## What is being asked
Scan the records below for the line with "Reproduce this chart with D3.js." and the line with "const W = 1208, H = 547;", and retype that range exactly, both ends included, pictures excepted.

## Data entries
○ ○ ○ ○ ○ ○ ○

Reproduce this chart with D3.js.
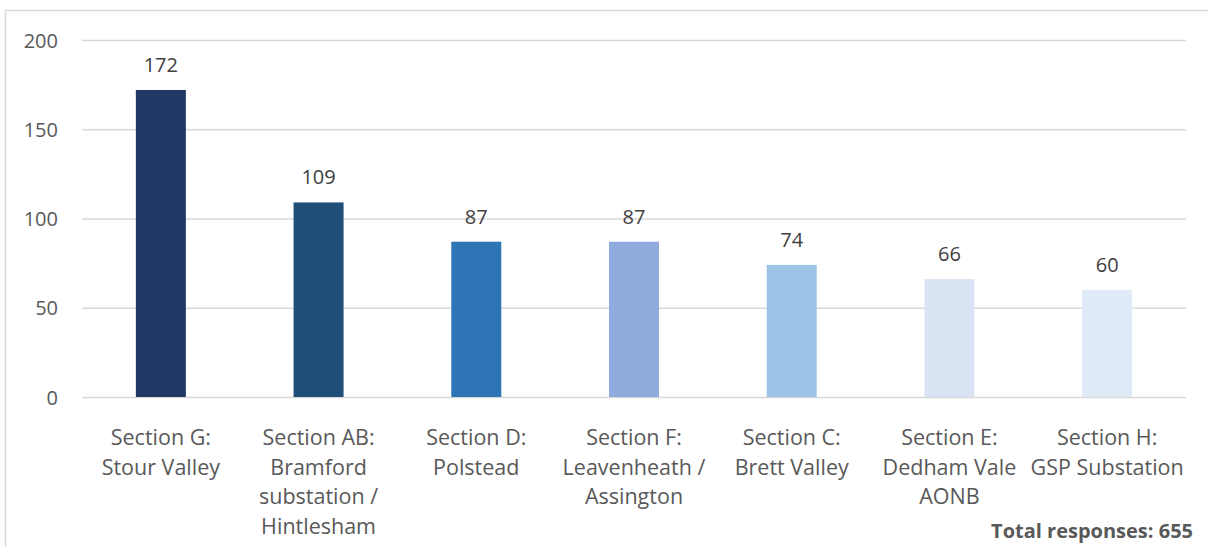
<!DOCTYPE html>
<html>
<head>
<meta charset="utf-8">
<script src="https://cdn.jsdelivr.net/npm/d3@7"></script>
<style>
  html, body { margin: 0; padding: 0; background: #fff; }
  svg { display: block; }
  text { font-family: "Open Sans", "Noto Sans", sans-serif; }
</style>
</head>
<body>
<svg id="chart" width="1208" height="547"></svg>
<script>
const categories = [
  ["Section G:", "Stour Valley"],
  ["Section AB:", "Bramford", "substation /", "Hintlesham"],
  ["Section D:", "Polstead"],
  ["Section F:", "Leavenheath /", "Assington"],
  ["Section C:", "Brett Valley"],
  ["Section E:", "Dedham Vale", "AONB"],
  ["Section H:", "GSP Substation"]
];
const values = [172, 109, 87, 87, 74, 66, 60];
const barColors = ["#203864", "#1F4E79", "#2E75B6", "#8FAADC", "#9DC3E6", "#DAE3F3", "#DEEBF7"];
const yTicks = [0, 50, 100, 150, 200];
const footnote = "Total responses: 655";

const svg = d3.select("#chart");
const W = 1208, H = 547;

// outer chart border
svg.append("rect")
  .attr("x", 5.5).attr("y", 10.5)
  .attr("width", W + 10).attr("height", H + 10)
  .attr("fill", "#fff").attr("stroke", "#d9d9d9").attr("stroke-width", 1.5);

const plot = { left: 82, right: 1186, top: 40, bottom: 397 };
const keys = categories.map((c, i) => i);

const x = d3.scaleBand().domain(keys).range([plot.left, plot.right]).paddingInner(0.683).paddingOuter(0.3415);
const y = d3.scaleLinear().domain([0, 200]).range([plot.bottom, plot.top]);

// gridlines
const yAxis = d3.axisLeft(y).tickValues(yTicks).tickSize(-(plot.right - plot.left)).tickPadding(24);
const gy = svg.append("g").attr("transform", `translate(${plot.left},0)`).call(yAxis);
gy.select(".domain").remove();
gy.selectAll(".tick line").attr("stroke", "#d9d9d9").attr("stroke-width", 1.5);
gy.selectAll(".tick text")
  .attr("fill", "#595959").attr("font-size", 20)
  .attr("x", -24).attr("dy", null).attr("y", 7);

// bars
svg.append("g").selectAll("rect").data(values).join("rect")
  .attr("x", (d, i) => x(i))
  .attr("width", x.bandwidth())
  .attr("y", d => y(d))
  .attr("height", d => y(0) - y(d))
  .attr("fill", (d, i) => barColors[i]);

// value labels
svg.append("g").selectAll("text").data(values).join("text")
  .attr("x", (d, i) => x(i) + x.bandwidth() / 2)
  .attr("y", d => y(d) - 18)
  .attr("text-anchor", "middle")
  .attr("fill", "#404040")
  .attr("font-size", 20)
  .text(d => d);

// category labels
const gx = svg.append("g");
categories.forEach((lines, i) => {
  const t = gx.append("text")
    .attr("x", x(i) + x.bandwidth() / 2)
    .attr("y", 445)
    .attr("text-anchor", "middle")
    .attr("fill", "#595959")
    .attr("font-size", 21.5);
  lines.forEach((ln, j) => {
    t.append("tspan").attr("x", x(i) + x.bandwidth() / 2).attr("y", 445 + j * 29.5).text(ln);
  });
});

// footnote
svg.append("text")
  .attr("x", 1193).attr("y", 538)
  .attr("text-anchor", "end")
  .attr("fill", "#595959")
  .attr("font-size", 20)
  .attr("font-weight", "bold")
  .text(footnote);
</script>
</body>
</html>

○ ○ ○ ○ ○ ○ ○

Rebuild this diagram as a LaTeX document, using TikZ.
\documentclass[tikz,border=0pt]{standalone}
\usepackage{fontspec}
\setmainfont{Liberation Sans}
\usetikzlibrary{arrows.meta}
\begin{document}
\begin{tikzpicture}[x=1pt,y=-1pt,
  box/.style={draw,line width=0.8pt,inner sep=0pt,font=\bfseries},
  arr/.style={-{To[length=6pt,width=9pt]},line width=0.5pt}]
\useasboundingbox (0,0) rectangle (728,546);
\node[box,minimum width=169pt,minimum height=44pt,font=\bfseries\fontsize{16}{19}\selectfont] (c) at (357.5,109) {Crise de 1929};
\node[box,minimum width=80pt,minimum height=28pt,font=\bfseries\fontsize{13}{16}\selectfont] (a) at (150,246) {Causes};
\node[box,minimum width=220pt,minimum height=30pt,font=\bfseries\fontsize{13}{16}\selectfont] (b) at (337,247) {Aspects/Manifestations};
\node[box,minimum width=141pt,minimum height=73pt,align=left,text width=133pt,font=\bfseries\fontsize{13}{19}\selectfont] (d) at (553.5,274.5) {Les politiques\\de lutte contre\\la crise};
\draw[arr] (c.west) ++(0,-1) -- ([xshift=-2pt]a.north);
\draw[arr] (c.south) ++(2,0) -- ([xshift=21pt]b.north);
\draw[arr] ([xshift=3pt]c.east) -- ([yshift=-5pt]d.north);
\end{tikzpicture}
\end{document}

○ ○ ○ ○ ○ ○ ○

## Response
Reproduce this chart with D3.js.
<!DOCTYPE html>
<html>
<head>
<meta charset="utf-8">
<script src="https://cdn.jsdelivr.net/npm/d3@7"></script>
<style>
  html, body { margin: 0; padding: 0; background: #fff; }
  svg { display: block; }
  text { font-family: "Open Sans", "Noto Sans", sans-serif; }
</style>
</head>
<body>
<svg id="chart" width="1208" height="547"></svg>
<script>
const categories = [
  ["Section G:", "Stour Valley"],
  ["Section AB:", "Bramford", "substation /", "Hintlesham"],
  ["Section D:", "Polstead"],
  ["Section F:", "Leavenheath /", "Assington"],
  ["Section C:", "Brett Valley"],
  ["Section E:", "Dedham Vale", "AONB"],
  ["Section H:", "GSP Substation"]
];
const values = [172, 109, 87, 87, 74, 66, 60];
const barColors = ["#203864", "#1F4E79", "#2E75B6", "#8FAADC", "#9DC3E6", "#DAE3F3", "#DEEBF7"];
const yTicks = [0, 50, 100, 150, 200];
const footnote = "Total responses: 655";

const svg = d3.select("#chart");
const W = 1208, H = 547;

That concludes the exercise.